Tuesday, January 2, 2018

Word of the Year, my story and growth....

I often think that I am not very different from my children.  Sure I am a grown up, but I still find I thrive and learn more like a child.  I need simple, repeated concepts to help me grow, to keep my mind set on the things of the Lord, and to be faithful in focusing on Him.

One of my techniques the past few years, has been choosing a word of the the year.  Often it’s been a private area that I haven’t shared, but I’m recognizing it has benefitted me and I should share.  

2017’s Word was Adore or Adoration.   I focused on Gods attributes and daily thanking Him for Who He is, and discovered that the more intimately I know Him, the more present I am, with Holy Spirit help and support in my day, my moment, my seconds.  And the more I know Him, the more at peace I am, and the more I want to know Him even more intimately. The Lord brought many changes into my life where He showed me that He is all that I need, and He is enough for every moment of my life.  I found there are so many ways to adore God than I could even imagine. 

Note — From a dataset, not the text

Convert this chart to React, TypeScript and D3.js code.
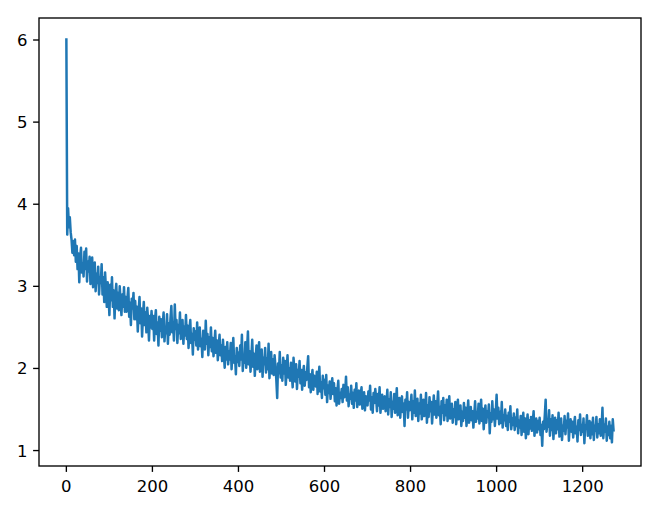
import React from "react";
import * as d3 from "d3";

// loss recorded every 2 steps (x = index * STEP)
const STEP = 2;
const lossValues: number[] = [
  6.02, 3.63, 3.95, 3.72, 3.84, 3.66, 3.57, 3.41, 3.55, 3.38,
  3.57, 3.30, 3.49, 3.21, 3.40, 3.05, 3.35, 3.47, 3.17, 3.28,
  3.12, 3.42, 3.21, 3.46, 3.06, 3.30, 3.18, 3.36, 3.03, 3.27,
  3.35, 2.99, 3.20, 3.29, 2.94, 3.15, 3.04, 3.24, 2.90, 3.11,
  3.04, 3.27, 2.90, 3.11, 2.81, 3.17, 2.96, 2.75, 3.05, 2.89,
  2.65, 3.02, 2.83, 3.11, 2.75, 2.95, 2.61, 2.90, 3.03, 2.73,
  2.92, 2.71, 3.00, 2.82, 2.65, 2.90, 2.75, 2.99, 2.69, 2.87,
  2.69, 2.86, 2.98, 2.63, 2.80, 2.53, 2.85, 2.73, 2.92, 2.60,
  2.82, 2.60, 2.75, 2.45, 2.70, 2.87, 2.55, 2.73, 2.39, 2.64,
  2.81, 2.53, 2.68, 2.44, 2.74, 2.59, 2.34, 2.64, 2.50, 2.70,
  2.48, 2.64, 2.34, 2.59, 2.71, 2.42, 2.56, 2.28, 2.63, 2.46,
  2.60, 2.38, 2.54, 2.68, 2.33, 2.50, 2.43, 2.66, 2.30, 2.55,
  2.41, 2.61, 2.76, 2.44, 2.56, 2.34, 2.78, 2.48, 2.59, 2.31,
  2.53, 2.43, 2.68, 2.36, 2.48, 2.59, 2.30, 2.51, 2.40, 2.65,
  2.36, 2.52, 2.25, 2.47, 2.59, 2.31, 2.42, 2.17, 2.49, 2.35,
  2.45, 2.28, 2.56, 2.23, 2.40, 2.50, 2.27, 2.36, 2.14, 2.46,
  2.33, 2.23, 2.58, 2.30, 2.42, 2.16, 2.38, 2.26, 2.50, 2.21,
  2.37, 2.15, 2.29, 2.46, 2.19, 2.34, 2.10, 2.27, 2.41, 2.16,
  2.28, 2.09, 2.35, 2.17, 2.01, 2.26, 2.11, 2.32, 2.05, 2.21,
  2.11, 2.31, 1.99, 2.20, 2.37, 2.07, 2.15, 1.93, 2.25, 2.08,
  2.19, 2.03, 2.28, 2.11, 2.41, 1.97, 2.16, 2.07, 2.32, 2.01,
  2.24, 2.45, 2.05, 2.21, 1.96, 2.14, 2.35, 2.02, 2.18, 1.91,
  2.14, 2.28, 1.99, 2.17, 2.32, 1.96, 2.10, 2.23, 1.90, 2.13,
  2.05, 2.25, 1.95, 2.12, 1.99, 2.30, 1.88, 2.08, 2.20, 1.94,
  2.11, 1.92, 2.16, 2.02, 1.86, 1.64, 2.06, 1.94, 2.20, 1.89,
  2.04, 1.85, 2.13, 1.94, 2.09, 1.80, 1.99, 2.16, 1.89, 2.00,
  1.85, 2.07, 1.93, 1.77, 2.13, 1.96, 1.84, 2.05, 1.75, 1.98,
  1.90, 2.09, 1.82, 1.98, 1.74, 1.94, 2.03, 1.79, 1.95, 1.86,
  2.01, 2.15, 1.77, 1.93, 1.71, 1.88, 1.98, 1.74, 1.91, 1.82,
  1.78, 1.96, 1.69, 1.87, 2.02, 1.72, 1.83, 1.64, 1.91, 1.76,
  1.86, 1.68, 1.92, 1.59, 1.79, 1.70, 1.84, 1.63, 1.76, 1.88,
  1.69, 1.82, 1.60, 1.76, 1.55, 1.73, 1.85, 1.57, 1.70, 1.64,
  1.75, 1.59, 1.80, 1.65, 1.71, 1.90, 1.61, 1.77, 1.54, 1.68,
  1.63, 1.79, 1.57, 1.70, 1.52, 1.74, 1.61, 1.82, 1.53, 1.67,
  1.73, 1.56, 1.67, 1.77, 1.51, 1.63, 1.71, 1.49, 1.66, 1.59,
  1.55, 1.72, 1.61, 1.79, 1.50, 1.65, 1.46, 1.70, 1.58, 1.75,
  1.63, 1.48, 1.69, 1.55, 1.77, 1.46, 1.60, 1.68, 1.51, 1.57,
  1.66, 1.48, 1.57, 1.74, 1.44, 1.62, 1.53, 1.71, 1.41, 1.59,
  1.51, 1.69, 1.46, 1.59, 1.76, 1.43, 1.55, 1.64, 1.40, 1.57,
  1.66, 1.47, 1.57, 1.30, 1.62, 1.50, 1.71, 1.40, 1.59, 1.49,
  1.55, 1.68, 1.38, 1.60, 1.46, 1.73, 1.42, 1.53, 1.63, 1.36,
  1.57, 1.45, 1.68, 1.38, 1.53, 1.62, 1.42, 1.49, 1.70, 1.34,
  1.55, 1.41, 1.65, 1.48, 1.59, 1.33, 1.51, 1.67, 1.44, 1.60,
  1.40, 1.57, 1.72, 1.43, 1.53, 1.32, 1.60, 1.46, 1.64, 1.37,
  1.55, 1.43, 1.62, 1.36, 1.51, 1.66, 1.39, 1.48, 1.57, 1.34,
  1.50, 1.41, 1.59, 1.32, 1.47, 1.62, 1.38, 1.43, 1.55, 1.30,
  1.47, 1.36, 1.58, 1.40, 1.52, 1.30, 1.45, 1.61, 1.34, 1.43,
  1.53, 1.37, 1.48, 1.28, 1.44, 1.60, 1.35, 1.47, 1.39, 1.57,
  1.33, 1.46, 1.62, 1.36, 1.51, 1.26, 1.43, 1.55, 1.34, 1.48,
  1.41, 1.56, 1.21, 1.45, 1.35, 1.60, 1.38, 1.50, 1.30, 1.46,
  1.68, 1.39, 1.52, 1.32, 1.47, 1.34, 1.59, 1.28, 1.43, 1.37,
  1.50, 1.30, 1.42, 1.25, 1.46, 1.35, 1.54, 1.26, 1.39, 1.31,
  1.45, 1.25, 1.40, 1.30, 1.50, 1.21, 1.36, 1.28, 1.42, 1.19,
  1.35, 1.46, 1.23, 1.39, 1.15, 1.32, 1.44, 1.20, 1.37, 1.27,
  1.41, 1.24, 1.34, 1.48, 1.18, 1.30, 1.39, 1.22, 1.36, 1.26,
  1.40, 1.19, 1.31, 1.06, 1.35, 1.26, 1.43, 1.62, 1.23, 1.34,
  1.29, 1.49, 1.18, 1.38, 1.25, 1.43, 1.14, 1.33, 1.40, 1.21,
  1.37, 1.26, 1.46, 1.17, 1.32, 1.39, 1.13, 1.30, 1.24, 1.42,
  1.20, 1.36, 1.28, 1.45, 1.12, 1.31, 1.38, 1.23, 1.35, 1.16,
  1.32, 1.41, 1.21, 1.29, 1.11, 1.37, 1.25, 1.44, 1.19, 1.31,
  1.23, 1.39, 1.09, 1.31, 1.27, 1.43, 1.18, 1.28, 1.36, 1.15,
  1.34, 1.20, 1.40, 1.13, 1.30, 1.24, 1.41, 1.16, 1.32, 1.21,
  1.38, 1.18, 1.27, 1.52, 1.15, 1.31, 1.23, 1.39, 1.12, 1.29,
  1.19, 1.35, 1.15, 1.30, 1.10, 1.38, 1.23,
];
const xTickValues = [0, 200, 400, 600, 800, 1000, 1200];
const yTickValues = [1, 2, 3, 4, 5, 6];

const W = 657;
const H = 509;
const left = 39;
const right = 641;
const top = 18;
const bottom = 466;

export default function App() {
  const pts = lossValues.map((v, i) => [i * STEP, v] as [number, number]);
  const xExt = d3.extent(pts, (d) => d[0]) as [number, number];
  const yExt = d3.extent(pts, (d) => d[1]) as [number, number];
  const xPad = (xExt[1] - xExt[0]) * 0.05;
  const yPad = (yExt[1] - yExt[0]) * 0.05;
  const x = d3.scaleLinear().domain([xExt[0] - xPad, xExt[1] + xPad]).range([left, right]);
  const y = d3.scaleLinear().domain([yExt[0] - yPad, yExt[1] + yPad]).range([bottom, top]);
  const line = d3.line<[number, number]>().x((d) => x(d[0])).y((d) => y(d[1]));
  const fs = 16.5;
  const tickLen = 5.9;
  const font = "'DejaVu Sans', sans-serif";
  return (
    <svg
      width={W}
      height={H}
      style={{ position: "absolute", left: 0, top: 0, background: "#fff" }}
    >
      <rect x={0} y={0} width={W} height={H} fill="#fff" />
      <path
        d={line(pts) || ""}
        fill="none"
        stroke="#1f77b4"
        strokeWidth={2.5}
        strokeLinejoin="round"
        strokeLinecap="butt"
      />
      <rect
        x={left}
        y={top}
        width={right - left}
        height={bottom - top}
        fill="none"
        stroke="#000"
        strokeWidth={1.35}
      />
      {xTickValues.map((t) => (
        <g key={"x" + t}>
          <line x1={x(t)} x2={x(t)} y1={bottom} y2={bottom + tickLen} stroke="#000" strokeWidth={1.35} />
          <text x={x(t)} y={492} textAnchor="middle" fontFamily={font} fontSize={fs} fill="#000">
            {t}
          </text>
        </g>
      ))}
      {yTickValues.map((t) => (
        <g key={"y" + t}>
          <line x1={left - tickLen} x2={left} y1={y(t)} y2={y(t)} stroke="#000" strokeWidth={1.35} />
          <text x={27.5} y={y(t) + 6} textAnchor="end" fontFamily={font} fontSize={fs} fill="#000">
            {t}
          </text>
        </g>
      ))}
    </svg>
  );
}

2016’s Word was Joy.  I recognized that my eyes easily moved from the joy of the Lord, to utter despair, hopelessness, without pausing for prayer, and waiting to see what God might show me in each situation.  And I lived with new found contentment that in everything that happened, all the emotions and cycles, I could be full of joy, knowing that this was in Gods plan for my moment, day, week, and even in a career change that wasn’t settled in my plans, but was clearly where the Lord wanted me to find my Joy. 

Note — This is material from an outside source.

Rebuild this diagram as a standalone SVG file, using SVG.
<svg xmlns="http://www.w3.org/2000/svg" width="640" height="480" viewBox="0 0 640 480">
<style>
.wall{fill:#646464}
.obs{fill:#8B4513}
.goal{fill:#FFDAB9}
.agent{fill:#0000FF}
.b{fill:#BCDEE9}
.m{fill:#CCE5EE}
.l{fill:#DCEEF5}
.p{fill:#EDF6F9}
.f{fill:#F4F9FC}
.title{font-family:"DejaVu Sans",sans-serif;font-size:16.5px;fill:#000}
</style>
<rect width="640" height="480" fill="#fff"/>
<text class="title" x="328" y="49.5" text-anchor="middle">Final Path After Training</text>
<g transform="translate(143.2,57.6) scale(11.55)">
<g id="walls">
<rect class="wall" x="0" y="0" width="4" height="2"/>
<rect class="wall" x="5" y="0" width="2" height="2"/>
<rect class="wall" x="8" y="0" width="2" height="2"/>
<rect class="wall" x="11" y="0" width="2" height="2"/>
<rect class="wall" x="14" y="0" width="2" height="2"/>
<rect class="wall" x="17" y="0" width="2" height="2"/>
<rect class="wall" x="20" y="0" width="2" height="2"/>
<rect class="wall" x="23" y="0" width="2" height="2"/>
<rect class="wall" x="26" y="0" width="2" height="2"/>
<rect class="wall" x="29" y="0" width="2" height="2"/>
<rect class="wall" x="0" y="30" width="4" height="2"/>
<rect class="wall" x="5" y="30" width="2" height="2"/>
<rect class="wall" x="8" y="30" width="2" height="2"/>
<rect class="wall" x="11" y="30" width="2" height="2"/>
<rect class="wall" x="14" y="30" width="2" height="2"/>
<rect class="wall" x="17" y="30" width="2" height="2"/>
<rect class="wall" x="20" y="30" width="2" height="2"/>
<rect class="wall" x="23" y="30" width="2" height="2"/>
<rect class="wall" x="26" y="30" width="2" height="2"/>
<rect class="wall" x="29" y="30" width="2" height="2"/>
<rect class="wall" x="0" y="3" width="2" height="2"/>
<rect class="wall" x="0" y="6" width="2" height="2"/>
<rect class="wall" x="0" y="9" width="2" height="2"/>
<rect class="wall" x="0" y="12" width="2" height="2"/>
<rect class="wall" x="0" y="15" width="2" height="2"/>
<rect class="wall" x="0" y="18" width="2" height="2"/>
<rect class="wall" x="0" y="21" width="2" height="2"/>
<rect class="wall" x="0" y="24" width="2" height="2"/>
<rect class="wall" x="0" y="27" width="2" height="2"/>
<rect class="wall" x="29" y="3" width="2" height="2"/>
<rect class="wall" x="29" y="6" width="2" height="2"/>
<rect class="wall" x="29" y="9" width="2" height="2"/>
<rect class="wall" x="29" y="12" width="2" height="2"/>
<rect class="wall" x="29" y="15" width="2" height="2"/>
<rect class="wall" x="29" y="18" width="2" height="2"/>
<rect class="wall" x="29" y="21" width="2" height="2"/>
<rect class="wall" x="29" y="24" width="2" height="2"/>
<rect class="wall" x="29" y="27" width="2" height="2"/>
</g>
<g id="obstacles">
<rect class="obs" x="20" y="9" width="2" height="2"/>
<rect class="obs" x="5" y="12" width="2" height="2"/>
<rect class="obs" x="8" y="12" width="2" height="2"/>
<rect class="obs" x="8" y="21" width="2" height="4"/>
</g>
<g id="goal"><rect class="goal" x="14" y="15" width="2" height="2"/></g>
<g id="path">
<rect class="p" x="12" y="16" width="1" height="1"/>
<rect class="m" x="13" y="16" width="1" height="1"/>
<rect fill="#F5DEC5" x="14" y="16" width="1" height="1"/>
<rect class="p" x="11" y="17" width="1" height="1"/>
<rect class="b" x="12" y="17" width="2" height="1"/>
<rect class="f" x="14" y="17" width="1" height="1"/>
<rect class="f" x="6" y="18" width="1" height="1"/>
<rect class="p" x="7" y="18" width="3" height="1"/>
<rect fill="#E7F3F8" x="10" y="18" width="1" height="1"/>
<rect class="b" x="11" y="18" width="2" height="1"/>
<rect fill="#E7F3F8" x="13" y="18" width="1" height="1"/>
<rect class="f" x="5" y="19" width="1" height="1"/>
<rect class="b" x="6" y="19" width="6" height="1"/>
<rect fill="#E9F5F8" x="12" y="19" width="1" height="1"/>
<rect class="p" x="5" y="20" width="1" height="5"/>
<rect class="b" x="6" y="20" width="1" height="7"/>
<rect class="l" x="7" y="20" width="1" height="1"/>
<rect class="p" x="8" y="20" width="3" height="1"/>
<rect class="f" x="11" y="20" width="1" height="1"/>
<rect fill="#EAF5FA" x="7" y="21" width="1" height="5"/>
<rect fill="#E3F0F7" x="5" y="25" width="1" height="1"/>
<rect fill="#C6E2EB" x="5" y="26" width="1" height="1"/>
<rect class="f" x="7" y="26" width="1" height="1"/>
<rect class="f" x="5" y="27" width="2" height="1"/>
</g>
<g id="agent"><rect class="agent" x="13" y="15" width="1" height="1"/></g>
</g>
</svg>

2015’s Word turned to Hope, as I discovered that when I trust the Lord in with full faith, I not only find hope, He blesses my life, emotions, situations with more Hope and blessing that I would even dare to pray for or anticipate. 

2011, 2012, 2013 and 2014 were my initial years and I can’t even tell you which year was faith, trust, or gratitude, but they led me clearly into learning Abide in Him intimately, as I’d always prayed and desired to live.  But those concepts helped me focus on the Word of God with more intent, more commitment, and more purpose.  Which helped me recognize that I can’t trust Him on my own as well as I desire to do, but when I recognize that the Holy Spirit can help me even when I have no words to share.  I can abide in Him as John 15 teaches.  Truly these concepts intertwine in a human being, as we learn to look at Yahweh, or Abba intimately and live in His calling, purpose, and identity.

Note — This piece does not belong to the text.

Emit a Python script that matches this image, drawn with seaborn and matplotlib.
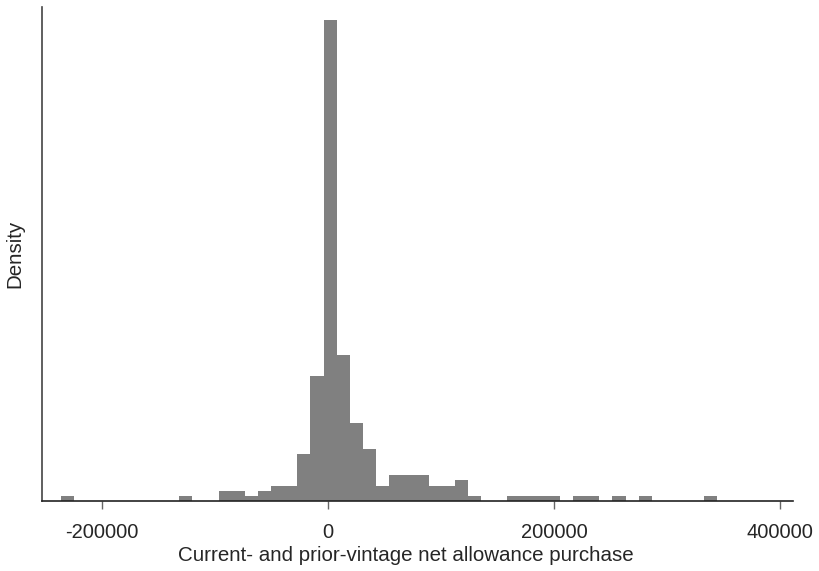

As I look back on my spiritual growth, I can pinpoint simple concepts and seasons of growth.  Many were not areas I longed for or sought out, but yet God directed me in transformation, waiting, meditation as I dwelled on memorizing passages like Psalm 103, Psalm 71, Psalm 1, Ephesians 1, Romans 12, Hebrews 11, ...but in this current season, listening to Him, and seeking out a concept to study, to read and write the verses connected to it, and to dwell on it, has been incredibly helpful to my resolve and growth.

How about you?  What spurs you to focus on the Word, growing in intimacy and relationship with Our Great and Mighty God?  This is one way. I know there are many.